Chapter Six looks at Plans and Information - here you are taken through what to expect from the available plans, and what NOT to expect. Guidance is given on what you should look for in plans - some are just that, a set of drawings of the relevant vessel. Others have some information for model builders while others still are aimed exclusively at the builder, and have almost everything you need - 'almost' being the word, as what is portrayed in the plan is not necessarily the ship when you want to build her, or may even be a generic plan of the class. Research is the word here, and cannot be over-emphasised. So once you have a set of plans you are happy with, the chapter finishes on how to read them, and has plenty of useful hints.

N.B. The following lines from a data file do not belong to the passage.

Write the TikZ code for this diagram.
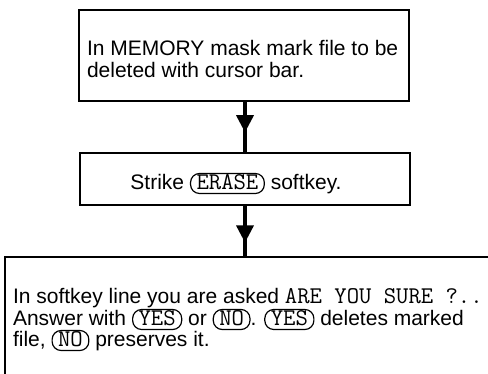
\documentclass[tikz,border=0pt]{standalone}
\usepackage{fontspec}
\setmainfont{Liberation Sans}
\newcommand\keyfont{\ttfamily\fontsize{24}{22}\selectfont}
\usetikzlibrary{decorations.markings}
\tikzset{
  box/.style={draw, line width=1.4pt, inner sep=0pt, outer sep=0pt},
  txt/.style={inner sep=0pt, outer sep=0pt, font=\fontsize{21}{22}\selectfont},
  keycap/.style={draw, line width=1.2pt, rounded corners=9pt, inner xsep=6pt, inner ysep=3.5pt,
    text height=13pt, text depth=0pt, font=\keyfont},
  flow/.style={line width=3.5pt, postaction={decorate}},
  headpos/.style={decoration={markings, mark=at position #1 with {\fill (-17pt,9pt) -- (0pt,0pt) -- (-17pt,-9pt) -- cycle;}}}
}
\newcommand\keycap[1]{\tikz[baseline=(kc.base)]\node[keycap](kc){#1};}
\begin{document}
\begin{tikzpicture}[x=1pt,y=-1pt]
\useasboundingbox (0,0) rectangle (488,374);
\clip (0,0) rectangle (488,374);
\fill[white] (0,0) rectangle (488,374);

\node[box, minimum width=330pt, minimum height=91pt] (b1) at (244,55.5) {};
\node[box, minimum width=330pt, minimum height=52pt] (b2) at (245,179) {};
\node[box, minimum width=520pt, minimum height=150pt] (b3) at (265,332) {};

\node[txt, anchor=base west] (l1a) at (87,56) {In MEMORY mask mark file to be};
\node[txt, anchor=base west] (l1b) at (87,78) {deleted with cursor bar.};

\node[txt, anchor=base] (l2) at (236,190) {Strike \keycap{ERASE} softkey.};

\node[txt, anchor=base west] (l3a) at (13,304) {In softkey line you are asked {\keyfont ARE YOU SURE ?..}};
\node[txt, anchor=base west] (l3b) at (13,326) {Answer with \keycap{YES} or \keycap{NO}. \keycap{YES} deletes marked};
\node[txt, anchor=base west] (l3c) at (13,347) {file, \keycap{NO} preserves it.};

\draw[flow, headpos=0.6] (b1.south -| b2.north) -- (b2.north);
\draw[flow, headpos=0.72] (b2.south) -- (b2.south |- b3.north);
\end{tikzpicture}
\end{document}
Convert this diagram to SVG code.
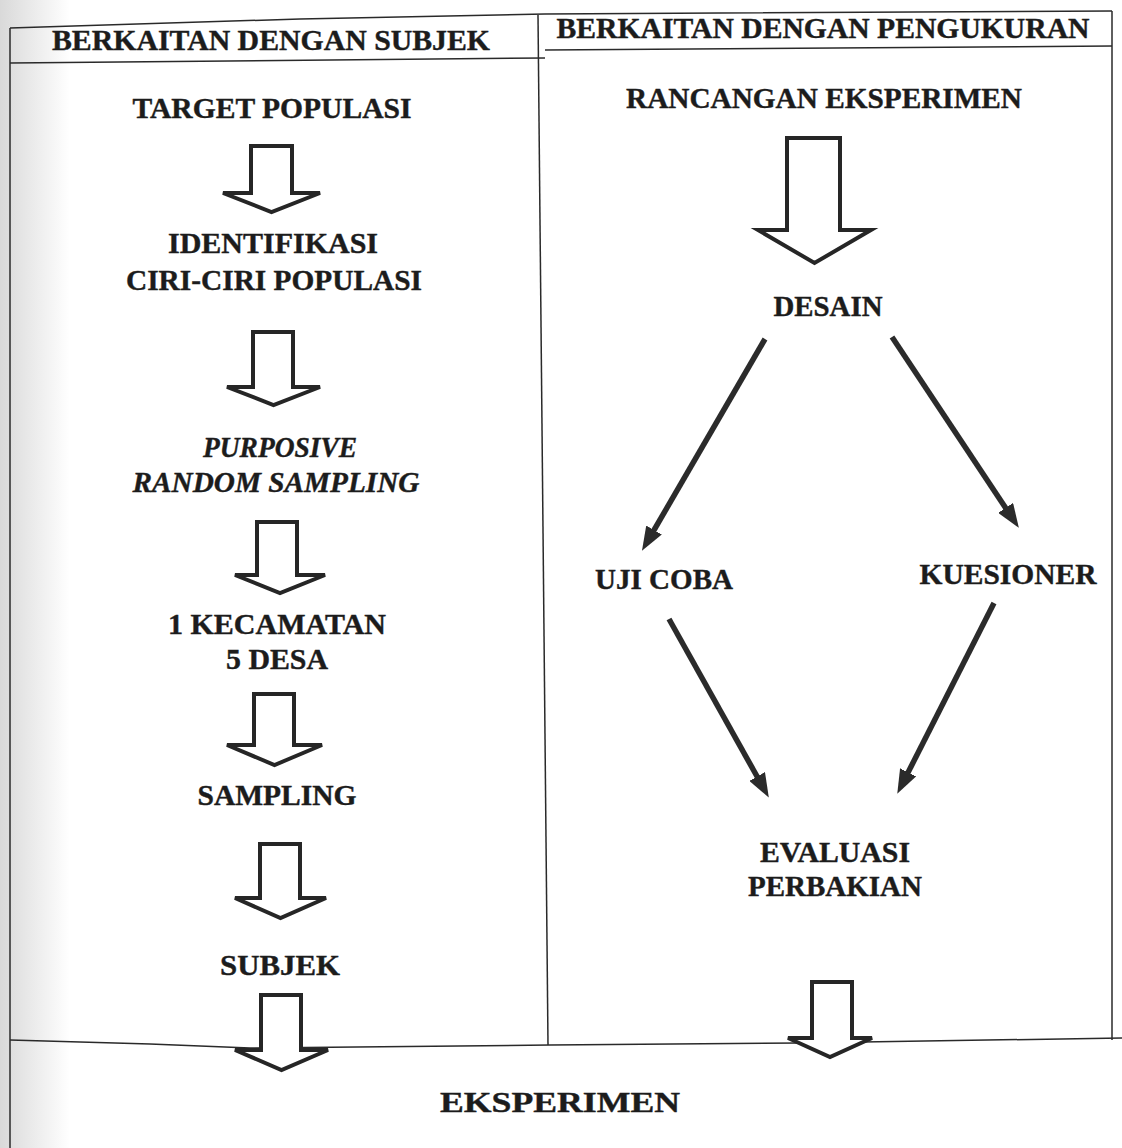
<svg xmlns="http://www.w3.org/2000/svg" width="1122" height="1148" viewBox="0 0 1122 1148">
<style>
.t{font-family:"Liberation Serif","Times New Roman",serif;font-weight:bold;font-size:29px;fill:#1c1c1c;stroke:#1c1c1c;stroke-width:0.4;text-anchor:middle}
.i{font-style:italic}
.frame{fill:none;stroke:#2a2a2a;stroke-width:1.5}
.blk{fill:#ffffff;stroke:#262626;stroke-width:4;stroke-linejoin:miter}
.ln{stroke:#2b2b2b;stroke-width:5.5;fill:none;marker-end:url(#ah)}
</style>
<defs>
<linearGradient id="shade" x1="0" y1="0" x2="1" y2="0">
<stop offset="0" stop-color="#d9d9d9"/>
<stop offset="1" stop-color="#ffffff"/>
</linearGradient>
<marker id="ah" viewBox="0 0 24 18" markerUnits="userSpaceOnUse" markerWidth="24" markerHeight="18" refX="8" refY="9" orient="auto">
<path d="M0,0 L24,9 L0,18 z" fill="#2b2b2b"/>
</marker>
</defs>
<rect width="1122" height="1148" fill="#ffffff"/>
<rect x="0" y="0" width="70" height="1148" fill="url(#shade)"/>
<g id="table">
<polyline class="frame" points="10,28 300,19 545,14 1112,11"/>
<polyline class="frame" points="10,63 545,58"/>
<polyline class="frame" points="545,50 1112,46"/>
<line class="frame" x1="10" y1="28" x2="10" y2="1148"/>
<line class="frame" x1="1112" y1="11" x2="1112" y2="1040"/>
<line class="frame" x1="538" y1="15" x2="548" y2="1045"/>
<polyline class="frame" points="10,1040 150,1044 250,1048 550,1045 800,1043 1122,1038"/>
</g>
<g id="headers">
<text class="t" x="271" y="50" textLength="438" lengthAdjust="spacingAndGlyphs">BERKAITAN DENGAN SUBJEK</text>
<text class="t" x="823" y="38" textLength="533" lengthAdjust="spacingAndGlyphs">BERKAITAN DENGAN PENGUKURAN</text>
</g>
<g id="n-target"><text class="t" x="272" y="118" textLength="279" lengthAdjust="spacingAndGlyphs">TARGET POPULASI</text></g>
<g id="n-identifikasi">
<text class="t" x="273" y="253" textLength="210" lengthAdjust="spacingAndGlyphs">IDENTIFIKASI</text>
<text class="t" x="274" y="290" textLength="296" lengthAdjust="spacingAndGlyphs">CIRI-CIRI POPULASI</text>
</g>
<g id="n-purposive">
<text class="t i" x="280" y="457" textLength="154" lengthAdjust="spacingAndGlyphs">PURPOSIVE</text>
<text class="t i" x="276" y="492" textLength="287" lengthAdjust="spacingAndGlyphs">RANDOM SAMPLING</text>
</g>
<g id="n-kecamatan">
<text class="t" x="277" y="634" textLength="218" lengthAdjust="spacingAndGlyphs">1 KECAMATAN</text>
<text class="t" x="277" y="669" textLength="102" lengthAdjust="spacingAndGlyphs">5 DESA</text>
</g>
<g id="n-sampling"><text class="t" x="277" y="805" textLength="159" lengthAdjust="spacingAndGlyphs">SAMPLING</text></g>
<g id="n-subjek"><text class="t" x="280" y="975" textLength="120" lengthAdjust="spacingAndGlyphs">SUBJEK</text></g>
<g id="n-rancangan"><text class="t" x="824" y="108" textLength="396" lengthAdjust="spacingAndGlyphs">RANCANGAN EKSPERIMEN</text></g>
<g id="n-desain"><text class="t" x="828" y="316" textLength="109" lengthAdjust="spacingAndGlyphs">DESAIN</text></g>
<g id="n-ujicoba"><text class="t" x="664" y="589" textLength="138" lengthAdjust="spacingAndGlyphs">UJI COBA</text></g>
<g id="n-kuesioner"><text class="t" x="1008" y="584" textLength="177" lengthAdjust="spacingAndGlyphs">KUESIONER</text></g>
<g id="n-evaluasi">
<text class="t" x="835" y="862" textLength="150" lengthAdjust="spacingAndGlyphs">EVALUASI</text>
<text class="t" x="835" y="896" textLength="174" lengthAdjust="spacingAndGlyphs">PERBAKIAN</text>
</g>
<g id="n-eksperimen"><text class="t" x="560" y="1112" textLength="240" lengthAdjust="spacingAndGlyphs">EKSPERIMEN</text></g>
<g id="connectors">
<path class="blk" d="M251,146 L292,146 L292,193 L320,193 L271.5,212 L223,193 L251,193 Z"/>
<path class="blk" d="M253,332 L293,332 L293,387 L320,387 L273.5,405 L227,387 L253,387 Z"/>
<path class="blk" d="M257,522 L297,522 L297,575 L325,575 L280,593 L235,575 L257,575 Z"/>
<path class="blk" d="M254,694 L294,694 L294,745 L322,745 L274.5,765 L227,745 L254,745 Z"/>
<path class="blk" d="M260,844 L300,844 L300,898 L326,898 L280.5,918 L235,898 L260,898 Z"/>
<path class="blk" d="M261,995 L301,995 L301,1050 L328,1050 L281.5,1070 L235,1050 L261,1050 Z"/>
<path class="blk" d="M787,138 L840,138 L840,230 L871,230 L814.5,263 L758,230 L787,230 Z"/>
<path class="blk" d="M812,982 L852,982 L852,1038 L872,1038 L830,1057 L788,1038 L812,1038 Z"/>
<line class="ln" x1="765" y1="339" x2="650" y2="537"/>
<line class="ln" x1="892" y1="337" x2="1010" y2="514.5"/>
<line class="ln" x1="669" y1="619" x2="761" y2="783.5"/>
<line class="ln" x1="994" y1="603" x2="904.5" y2="779.5"/>
</g>
</svg>
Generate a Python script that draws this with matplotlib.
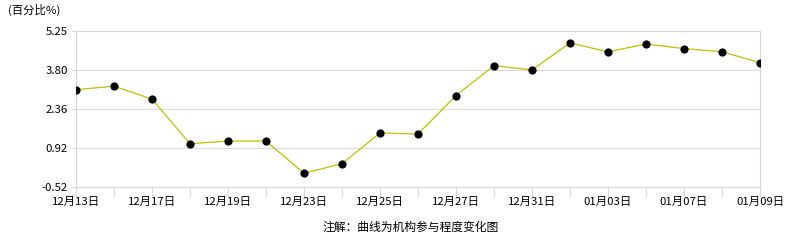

Chapter Seven covers the Hull and Weatherdeck. This takes you through areas such as building a GRP hull, fitting the hull out, applying the decks, and how do make a difference between planked and steel decks.
Chapter Eight covers working in plastic - from styrene sheets to what adhesives to use to rod & strip.
Chapter Nine covers Superstructures - how to plan and design what is needed, easy methods of construction from several types of materials, cornering and rounding as well as building recesses and the camber.
Chapter Ten moves into Working with Brass. Now, modellers in 1/350, 1/600 and 1/700 will be saying "I know how to use photo-etch" but remember the scales this book is primarily aimed at - this is working with brass rod and sheet, and will help develop soldering skills.
Chapter Eleven moves over to Fittings - covered here are building the small but essential parts out of styrene, brass, wood or resin.
Chapter Twelve starts us on the last lap - Finishing your ship. Do you have a gleaming vessel, or is she weathered? What colours should be used? Camouflage? How about the underhull? All of which leads us to . .
Chapter Thirteen and Painting. Both airbrushing skills and brush skills are in this chapter, and is one of the more important ones - after all, a well-painted ship can be forgiven a lot of faults. Lastly, Chapter Fourteen covers the Finishing Touches - the flags for the ship.
Part Three - The Models
Chapter Fifteen looks at the Type 22 frigate - more specifically, HMS Campbeltown, a Batch III vessel. Her history is examined, as is her appearance (did you know her badge is a lemon tree?). Available plans are looked at, as are available hulls, before various building notes are covered.
Chapter Sixteen is the same for the Type 23 frigate, specifically HMS Marlborough
The book is very well written, and covers a lot of topics. Not everything is covered in as much depth as I would have liked to see, but even these areas give enough to start you off and point out pitfalls. Almost every page has a photograph of a ship or model, or a close-up of a particular feature mentioned in the text. Indeed, for a book of about 120 pages, I estimate there are over 130 photographs or diagrams!
For a builder of ships this size, it is a good reference book. For someone new to this scale, it is invaluable. For those building in smaller scales, it's use does decrease, but I would still recommend it both for the techniques that can be transferred across, and for the skills that these modellers would not ordinarily think of using. For myself, this was money well spent.